The responsibility of the author
There is loads of advice “out there” about how to write a bestselling book. There are even articles and books that tell you how to write a book even if you can’t write or don’t want to.
For example, you could hire someone through a freelancers website to carry out the research for your chosen topic, and then pay them (or someone else) to write it for you. Thus you could “write” a dozen books in the space of a few weeks without having to type a single word.
Alternatively, you could decide to act responsibly towards potential buyers and readers, and produce the best work you can. Hopefully, it will still make you some money, though possibly more slowly. If not, perhaps it will enhance your reputation and work prospects. Even if neither of those happy outcomes materialise, you will at least have the satisfaction of having been true to yourself.
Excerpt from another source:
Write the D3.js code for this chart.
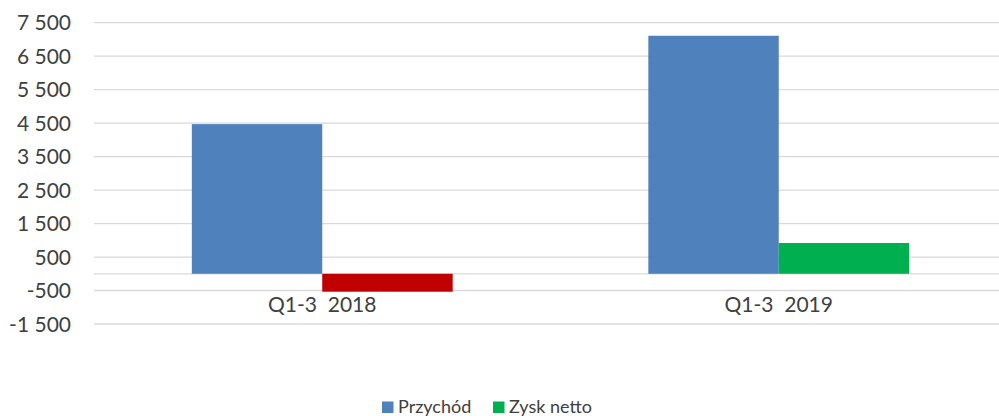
<!DOCTYPE html>
<html>
<head>
<meta charset="utf-8">
<script src="https://cdn.jsdelivr.net/npm/d3@7"></script>
<style>
  body { margin: 0; background: #fff; }
  svg { display: block; font-family: Lato, "Open Sans", sans-serif; }
</style>
</head>
<body>
<svg></svg>
<script>
const categories = ["Q1-3  2018", "Q1-3  2019"];
const seriesNames = ["Przychód", "Zysk netto"];
const przychod = [4470, 7110];
const zyskNetto = [-535, 920];
const yTicks = [-1500, -500, 500, 1500, 2500, 3500, 4500, 5500, 6500, 7500];

const width = 999;
const height = 416;
const colors = { "Przychód": "#4f81bd", "Zysk netto": "#00b050", negative: "#c00000" };
const textColor = "#404040";

const svg = d3.select("svg")
  .attr("width", width)
  .attr("height", height);

const locale = d3.formatLocale({ decimal: ",", thousands: " ", grouping: [3], currency: ["", ""], minus: "-" });
const fmt = locale.format(",");

const y = d3.scaleLinear()
  .domain([-1500, 7500])
  .range([324, 22.7]);

const x0 = d3.scaleBand()
  .domain(categories)
  .range([94, 1007]);

const x1 = d3.scaleBand()
  .domain(seriesNames)
  .range([0, x0.bandwidth()])
  .paddingOuter(0.75);

// gridlines, plus the zero line
const grid = svg.append("g");
grid.selectAll("line")
  .data(yTicks.concat([0]))
  .enter().append("line")
  .attr("x1", 94)
  .attr("x2", width)
  .attr("y1", d => y(d))
  .attr("y2", d => y(d))
  .attr("stroke", "#d9d9d9")
  .attr("stroke-width", 1.3);

// y labels
svg.append("g").selectAll("text")
  .data(yTicks)
  .enter().append("text")
  .attr("x", 71)
  .attr("y", d => y(d))
  .attr("dy", "0.36em")
  .attr("text-anchor", "end")
  .attr("font-size", 21)
  .attr("fill", textColor)
  .text(d => fmt(d));

// bars
const rows = categories.map((c, i) => ({ cat: c, values: [
  { name: seriesNames[0], value: przychod[i] },
  { name: seriesNames[1], value: zyskNetto[i] }
]}));

const groups = svg.append("g").selectAll("g")
  .data(rows)
  .enter().append("g")
  .attr("transform", d => `translate(${x0(d.cat)},0)`);

groups.selectAll("rect")
  .data(d => d.values)
  .enter().append("rect")
  .attr("x", d => x1(d.name))
  .attr("width", x1.bandwidth())
  .attr("y", d => y(Math.max(0, d.value)))
  .attr("height", d => Math.abs(y(d.value) - y(0)))
  .attr("fill", d => d.value < 0 ? colors.negative : colors[d.name]);

// category labels
svg.append("g").selectAll("text")
  .data(categories)
  .enter().append("text")
  .attr("x", d => x0(d) + x0.bandwidth() / 2)
  .attr("y", 312)
  .attr("text-anchor", "middle")
  .attr("font-size", 21)
  .attr("fill", textColor)
  .style("white-space", "pre")
  .text(d => d);

// legend
const legendX = [382, 493];
const legend = svg.append("g").selectAll("g")
  .data(seriesNames)
  .enter().append("g")
  .attr("transform", (d, i) => `translate(${legendX[i]},401.5)`);

legend.append("rect")
  .attr("width", 11.5)
  .attr("height", 11.5)
  .attr("fill", d => colors[d]);

legend.append("text")
  .attr("x", 16)
  .attr("y", 11.5)
  .attr("font-size", 18)
  .attr("fill", textColor)
  .text(d => d);
</script>
</body>
</html>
I was thinking about authorial responsibility recently when I chanced upon a book on my bookshelf. It’s a book of spiritual advice and guidance, in which each chapter discusses a passage from the Bible and relates it to modern life.
Now, this book was published nearly 60 years ago. I bought it over 30 years ago. The author has been dead for 20 years. Yet I still found the book interesting, and potentially useful.
Had he been alive today, I daresay the author could have outsourced the research for the Bible passages, and then written — or paid someone to write — some accompanying words.
But I doubt whether anyone in 6 months’ time, let alone 60 years’ time, would bother to read it.